What did Yaakov mean when he declared, "Sell me your birthright like the day"?
Rashi (citing Targum Onkelos): He meant that Esav should sell him the birthright clearly (with no strings attached), like the day is clear. 1
Ramban (interpretation of Targum Onkelos) #1: 'Sell me the birthright today, which you will inherit whenever 2 that might be.'
Ramban (interpretation of Targum Onkelos) #2: 'Sell me the birthright, whenever (on the day that) 3 you inherit it.'
Rashbam: 'Sell me today, your portion of the birthright of my father's property, for the money that I will give you now.'
Riva: In the future, when there is Avodah, one cannot sell it. Now that there is no Avodah, you can sell it. 4
Da'as Zekenim, Hadar Zekenim: Sell it to me for its value today, i.e. mere Tovas Hana'ah.
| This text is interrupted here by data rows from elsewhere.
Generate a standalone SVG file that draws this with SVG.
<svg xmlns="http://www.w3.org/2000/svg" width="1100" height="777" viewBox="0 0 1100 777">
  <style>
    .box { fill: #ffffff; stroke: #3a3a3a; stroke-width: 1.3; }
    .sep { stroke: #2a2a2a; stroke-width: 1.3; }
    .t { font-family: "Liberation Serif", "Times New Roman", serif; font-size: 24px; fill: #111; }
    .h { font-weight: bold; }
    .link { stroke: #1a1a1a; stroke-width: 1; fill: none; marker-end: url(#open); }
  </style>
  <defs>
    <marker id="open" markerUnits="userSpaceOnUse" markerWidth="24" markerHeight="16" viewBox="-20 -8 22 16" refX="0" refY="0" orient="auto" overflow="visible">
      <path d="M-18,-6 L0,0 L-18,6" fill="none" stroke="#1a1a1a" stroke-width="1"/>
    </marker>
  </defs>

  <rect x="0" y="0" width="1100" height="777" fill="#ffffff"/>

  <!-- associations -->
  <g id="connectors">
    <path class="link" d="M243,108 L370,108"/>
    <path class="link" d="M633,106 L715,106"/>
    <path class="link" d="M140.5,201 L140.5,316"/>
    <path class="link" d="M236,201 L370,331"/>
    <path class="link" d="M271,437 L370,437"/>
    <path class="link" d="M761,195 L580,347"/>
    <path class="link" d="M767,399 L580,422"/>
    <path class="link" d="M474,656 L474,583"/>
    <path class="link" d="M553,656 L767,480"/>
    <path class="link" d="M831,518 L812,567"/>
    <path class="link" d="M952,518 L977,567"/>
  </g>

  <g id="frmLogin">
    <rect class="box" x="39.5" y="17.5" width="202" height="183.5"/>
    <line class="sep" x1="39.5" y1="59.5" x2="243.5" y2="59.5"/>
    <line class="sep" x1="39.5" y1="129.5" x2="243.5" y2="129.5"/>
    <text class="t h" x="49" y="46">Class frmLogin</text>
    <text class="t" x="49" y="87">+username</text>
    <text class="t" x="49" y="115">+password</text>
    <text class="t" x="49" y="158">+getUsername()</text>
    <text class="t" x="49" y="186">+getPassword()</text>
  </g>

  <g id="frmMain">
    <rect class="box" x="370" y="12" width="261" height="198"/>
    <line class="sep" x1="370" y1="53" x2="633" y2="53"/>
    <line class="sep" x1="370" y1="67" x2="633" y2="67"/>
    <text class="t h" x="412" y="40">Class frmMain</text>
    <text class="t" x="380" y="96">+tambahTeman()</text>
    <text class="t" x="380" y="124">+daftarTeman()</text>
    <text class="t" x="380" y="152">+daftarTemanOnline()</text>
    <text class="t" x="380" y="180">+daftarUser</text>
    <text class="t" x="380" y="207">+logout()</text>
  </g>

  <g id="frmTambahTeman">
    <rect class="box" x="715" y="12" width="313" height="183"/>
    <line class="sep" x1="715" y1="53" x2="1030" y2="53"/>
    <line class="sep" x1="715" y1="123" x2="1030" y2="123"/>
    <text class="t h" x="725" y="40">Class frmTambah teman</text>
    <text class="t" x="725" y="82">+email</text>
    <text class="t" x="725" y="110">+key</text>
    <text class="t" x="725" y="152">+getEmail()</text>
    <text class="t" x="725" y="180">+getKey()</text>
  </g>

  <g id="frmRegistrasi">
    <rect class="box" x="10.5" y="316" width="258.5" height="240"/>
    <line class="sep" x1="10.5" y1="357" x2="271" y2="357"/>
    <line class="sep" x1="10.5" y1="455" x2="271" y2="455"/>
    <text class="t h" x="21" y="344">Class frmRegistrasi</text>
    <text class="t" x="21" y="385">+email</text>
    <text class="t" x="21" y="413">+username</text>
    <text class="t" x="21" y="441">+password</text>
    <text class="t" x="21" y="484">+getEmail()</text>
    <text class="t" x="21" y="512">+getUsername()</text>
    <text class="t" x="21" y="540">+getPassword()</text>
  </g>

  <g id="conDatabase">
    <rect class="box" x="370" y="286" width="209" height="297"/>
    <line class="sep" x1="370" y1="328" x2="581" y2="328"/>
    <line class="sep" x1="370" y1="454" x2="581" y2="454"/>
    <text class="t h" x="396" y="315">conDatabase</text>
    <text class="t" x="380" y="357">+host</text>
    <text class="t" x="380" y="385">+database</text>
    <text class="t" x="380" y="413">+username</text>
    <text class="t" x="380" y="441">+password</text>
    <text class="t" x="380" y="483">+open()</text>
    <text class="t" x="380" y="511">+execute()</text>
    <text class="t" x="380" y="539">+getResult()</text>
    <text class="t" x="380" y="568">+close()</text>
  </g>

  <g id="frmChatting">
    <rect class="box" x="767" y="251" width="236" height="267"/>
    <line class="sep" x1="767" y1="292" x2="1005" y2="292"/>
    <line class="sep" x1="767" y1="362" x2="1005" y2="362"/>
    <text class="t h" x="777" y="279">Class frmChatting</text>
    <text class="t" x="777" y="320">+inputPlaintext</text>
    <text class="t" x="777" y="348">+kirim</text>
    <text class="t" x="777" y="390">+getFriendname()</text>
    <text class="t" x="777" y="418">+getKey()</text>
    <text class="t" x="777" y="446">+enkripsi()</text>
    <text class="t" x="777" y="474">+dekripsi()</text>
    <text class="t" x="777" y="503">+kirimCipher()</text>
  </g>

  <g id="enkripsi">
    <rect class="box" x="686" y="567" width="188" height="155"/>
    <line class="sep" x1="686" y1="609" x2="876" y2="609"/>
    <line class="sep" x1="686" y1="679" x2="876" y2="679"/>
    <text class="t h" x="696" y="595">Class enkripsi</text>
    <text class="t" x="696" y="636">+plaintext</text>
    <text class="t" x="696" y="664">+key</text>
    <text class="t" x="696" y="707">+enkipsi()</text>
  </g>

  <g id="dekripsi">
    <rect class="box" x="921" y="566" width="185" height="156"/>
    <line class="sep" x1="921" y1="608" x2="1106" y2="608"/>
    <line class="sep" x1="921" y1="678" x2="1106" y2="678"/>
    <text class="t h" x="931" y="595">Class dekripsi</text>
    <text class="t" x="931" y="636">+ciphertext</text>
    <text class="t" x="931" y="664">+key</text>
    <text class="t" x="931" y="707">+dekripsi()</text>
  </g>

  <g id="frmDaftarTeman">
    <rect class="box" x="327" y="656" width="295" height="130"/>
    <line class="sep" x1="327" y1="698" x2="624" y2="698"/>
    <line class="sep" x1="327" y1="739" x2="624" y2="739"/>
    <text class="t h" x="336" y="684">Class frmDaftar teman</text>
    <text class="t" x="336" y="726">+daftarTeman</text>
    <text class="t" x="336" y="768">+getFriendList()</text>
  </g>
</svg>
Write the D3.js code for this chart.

Perhaps you will die before father, and it will be worth nothing to you!
Ohr ha'Chayim: Refer to 25:33:152:1.
Malbim: Like you despise it today, sell it to me. If one is about to throw his wallet to the sea, another may ask to buy it for a loaf and porridge. This is not guile; it is like saving from Hefker!
Ha'amek Davar: Sell it according to Yitzchak's status today. If his status will change, you cannot claim that the value of the Bechorah changed.
Gur Aryeh: Refer to 25:31:1.1:1.
Targum Yonasan seems to explain the Pasuk in similar fashion (See Peirush Na'ar Yonasan); see Targum Yonasan to 25:33 as well.
Rashi and the Ramban are arguing as to whether the word 'd'Lehen' (used by Onkelos) means 'clear' or 'whenever' (See Ramban, who elaborates).
As if the Torah had written (not "ka'Yom," but) 'ba'Yom.'
What did Yaakov pay for the birthright?
Rashbam, Malbim (to 25:33): Yaakov bought the birthright for money. Rashbam - he gave Esav the lentil stew as a sign that he had sold it - to clinch the deal, as it were. 1 Malbim - now that Yaakov was the Bechor, he was responsible for feeding people of the household.
Ramban: Yaakov actually purchased the birthright for the lentil-stew. 2
Why was Yaakov so concerned that Esav not retain the Bechorah?
Rashi: Because the Avodah (in the Beis-Ha'Mikdash) is through the Bechoros. Esav was not worthy of this.
Malbim (to 25:29): The Bechor was responsible for running the house to finance his parents. Yaakov was not concerned for inheriting a double portion. He wanted to inherit the Divine spiritual Berachos and Eretz Yisrael, since he saw that Esav is not worthy of this, and that Esav did not fulfill what is incumbent on the Bechor (refer to 25:29:1:2) and despised the Bechorah.
Maharal #1 (Netzach Yisrael Ch. 15, p. 89): Esav was physical, whereas the Bechorah is sanctity, disassociated from any physicality.
Maharal #2 (Gevuros Hashem Ch. 29, p. 113): Refer to 25:26:1.2:1, and the note there.
How can a Bechorah be sold? Halachah does not recognize the sale or acquisition of intangible items (Rambam, Hilchos Mechirah 22:13)!
Gur Aryeh: Esav sold himself to Yaakov regarding the birthright, along with all rights associated with it.
Also refer to 25:33:2:1, and the note there.
QUESTIONS ON RASHI
Rashi writes: "'Sell as this day' - As clear as day... a clear sale." Why is the word "day" added?
Maharal (Netzach Yisrael Ch. 15, p. 89): When Yaakov and Esav fought in the womb, they reached an agreement that Esav would receive this world, and Yaakov would receive the world-to-come. 1 The sanctity of the Bechorah relates to the next world; Yaakov was asking Esav to sell it to him, as they had agreed on 'that day,' i.e. in the womb.
Rashi writes: "'Your first-born [obligations] - The Avodah (sacrificial service) is performed by the firstborn; Yaakov said, 'This wicked one is unworthy to serve before HaSh-m!'" Is it possible for a Kohen to sell his status to someone else?
Mizrachi: Yaakov only wanted to prevent Esav from filling this role; not to become the Kohen himself. That is why he made Esav swear to ratify the sale. 1
Gur Aryeh: Today, a Kohen cannot sell his status, for the Torah has assigned it to him, and any other person is disqualified. 2 However, prior to Matan Torah, the Avodah belonged to the firstborn as an honor [as logic and propriety dictate that the eldest and most distinguished son should serve]. He was therefore able to defer that honor to someone else, just as a Torah scholar may defer the honor of the first Aliyah to someone else.